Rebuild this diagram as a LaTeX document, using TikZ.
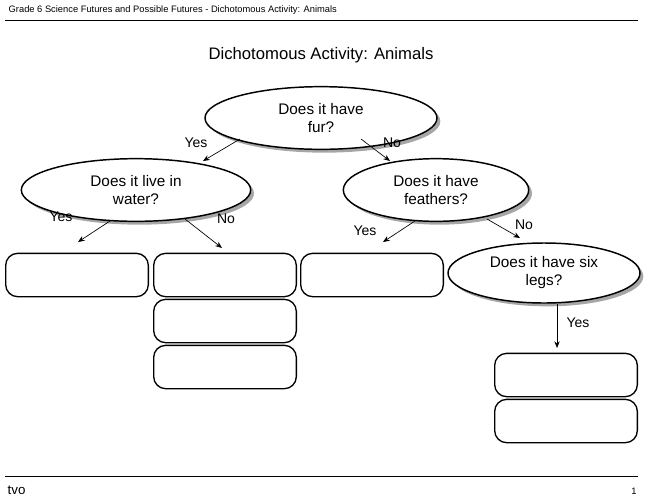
\documentclass[tikz,border=0pt]{standalone}
\usepackage{fontspec}
\setmainfont{Liberation Sans}
\usetikzlibrary{shapes.geometric,shadows,arrows.meta}
\begin{document}
\begin{tikzpicture}[x=0.75pt,y=-0.75pt,
 q/.style={ellipse,draw,line width=1.1pt,fill=white,align=center,font=\fontsize{11.5}{13.5}\selectfont,
   drop shadow={shadow xshift=2.5pt,shadow yshift=-2.5pt,fill=black!35,opacity=1},inner sep=0pt},
 box/.style={draw,line width=1pt,rounded corners=9pt,fill=white,minimum width=107pt,minimum height=32.5pt},
 arr/.style={-{Stealth[length=5pt,width=4pt]},line width=0.5pt},
 lab/.style={font=\fontsize{10.5}{12}\selectfont}]
\useasboundingbox (0,0) rectangle (648,500);
\node[anchor=west,font=\fontsize{7}{8}\selectfont] (hdr) at (4,10) {Grade 6 Science Futures and Possible Futures - Dichotomous Activity: Animals};
\draw[line width=0.5pt] (5,20) coordinate (h1) -- (638,20) coordinate (h2);
\node[font=\fontsize{12.5}{14}\selectfont] (title) at (321,55) {Dichotomous Activity: Animals};
\node[q,minimum width=174pt,minimum height=47pt] (e1) at (321,118) {Does it have\\fur?};
\node[q,minimum width=172pt,minimum height=47pt] (e2) at (136,190) {Does it live in\\water?};
\node[q,minimum width=139pt,minimum height=47pt] (e3) at (436,190) {Does it have\\feathers?};
\node[q,minimum width=144pt,minimum height=45pt] (e4) at (544,273) {Does it have six\\legs?};
\node[box] (b1) at (77,275) {};
\node[box] (b2) at (225,275) {};
\node[box] (b3) at (225,321) {};
\node[box] (b4) at (225,367) {};
\node[box] (b5) at (372,275) {};
\node[box] (b6) at (566,375) {};
\node[box] (b7) at (566,421) {};
\coordinate (s1) at (240,139); \coordinate (t1) at (203,161);
\coordinate (s2) at (361,139); \coordinate (t2) at (390,161);
\coordinate (s3) at (110,221); \coordinate (t3) at (78,242);
\coordinate (s4) at (185,219); \coordinate (t4) at (222,248);
\coordinate (s5) at (415,221); \coordinate (t5) at (383,242);
\coordinate (s6) at (487,219); \coordinate (t6) at (520,238);
\coordinate (s7) at (557,304); \coordinate (t7) at (557,348);
\draw[arr] (s1) -- (t1);
\draw[arr] (s2) -- (t2);
\draw[arr] (s3) -- (t3);
\draw[arr] (s4) -- (t4);
\draw[arr] (s5) -- (t5);
\draw[arr] (s6) -- (t6);
\draw[arr] (s7) -- (t7);
\node[lab] (y1) at (196,143) {Yes};
\node[lab] (n1) at (392,143) {No};
\node[lab] (y2) at (61,217) {Yes};
\node[lab] (n2) at (226,219) {No};
\node[lab] (y3) at (365,231) {Yes};
\node[lab] (n3) at (524,225) {No};
\node[lab] (y4) at (578,323) {Yes};
\draw[line width=0.5pt] (5,476) coordinate (f1) -- (638,476) coordinate (f2);
\node[anchor=west,font=\fontsize{10}{12}\selectfont] (tvo) at (3,490) {tvo};
\node[font=\fontsize{7}{8}\selectfont] (pg) at (634,491) {1};
\end{tikzpicture}
\end{document}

......

■ Set problem
Omit every picture, then repeat the remaining data exactly as it appears above.

■ Final result
Rebuild this diagram as a LaTeX document, using TikZ.
\documentclass[tikz,border=0pt]{standalone}
\usepackage{fontspec}
\setmainfont{Liberation Sans}
\usetikzlibrary{shapes.geometric,shadows,arrows.meta}
\begin{document}
\begin{tikzpicture}[x=0.75pt,y=-0.75pt,
 q/.style={ellipse,draw,line width=1.1pt,fill=white,align=center,font=\fontsize{11.5}{13.5}\selectfont,
   drop shadow={shadow xshift=2.5pt,shadow yshift=-2.5pt,fill=black!35,opacity=1},inner sep=0pt},
 box/.style={draw,line width=1pt,rounded corners=9pt,fill=white,minimum width=107pt,minimum height=32.5pt},
 arr/.style={-{Stealth[length=5pt,width=4pt]},line width=0.5pt},
 lab/.style={font=\fontsize{10.5}{12}\selectfont}]
\useasboundingbox (0,0) rectangle (648,500);
\node[anchor=west,font=\fontsize{7}{8}\selectfont] (hdr) at (4,10) {Grade 6 Science Futures and Possible Futures - Dichotomous Activity: Animals};
\draw[line width=0.5pt] (5,20) coordinate (h1) -- (638,20) coordinate (h2);
\node[font=\fontsize{12.5}{14}\selectfont] (title) at (321,55) {Dichotomous Activity: Animals};
\node[q,minimum width=174pt,minimum height=47pt] (e1) at (321,118) {Does it have\\fur?};
\node[q,minimum width=172pt,minimum height=47pt] (e2) at (136,190) {Does it live in\\water?};
\node[q,minimum width=139pt,minimum height=47pt] (e3) at (436,190) {Does it have\\feathers?};
\node[q,minimum width=144pt,minimum height=45pt] (e4) at (544,273) {Does it have six\\legs?};
\node[box] (b1) at (77,275) {};
\node[box] (b2) at (225,275) {};
\node[box] (b3) at (225,321) {};
\node[box] (b4) at (225,367) {};
\node[box] (b5) at (372,275) {};
\node[box] (b6) at (566,375) {};
\node[box] (b7) at (566,421) {};
\coordinate (s1) at (240,139); \coordinate (t1) at (203,161);
\coordinate (s2) at (361,139); \coordinate (t2) at (390,161);
\coordinate (s3) at (110,221); \coordinate (t3) at (78,242);
\coordinate (s4) at (185,219); \coordinate (t4) at (222,248);
\coordinate (s5) at (415,221); \coordinate (t5) at (383,242);
\coordinate (s6) at (487,219); \coordinate (t6) at (520,238);
\coordinate (s7) at (557,304); \coordinate (t7) at (557,348);
\draw[arr] (s1) -- (t1);
\draw[arr] (s2) -- (t2);
\draw[arr] (s3) -- (t3);
\draw[arr] (s4) -- (t4);
\draw[arr] (s5) -- (t5);
\draw[arr] (s6) -- (t6);
\draw[arr] (s7) -- (t7);
\node[lab] (y1) at (196,143) {Yes};
\node[lab] (n1) at (392,143) {No};
\node[lab] (y2) at (61,217) {Yes};
\node[lab] (n2) at (226,219) {No};
\node[lab] (y3) at (365,231) {Yes};
\node[lab] (n3) at (524,225) {No};
\node[lab] (y4) at (578,323) {Yes};
\draw[line width=0.5pt] (5,476) coordinate (f1) -- (638,476) coordinate (f2);
\node[anchor=west,font=\fontsize{10}{12}\selectfont] (tvo) at (3,490) {tvo};
\node[font=\fontsize{7}{8}\selectfont] (pg) at (634,491) {1};
\end{tikzpicture}
\end{document}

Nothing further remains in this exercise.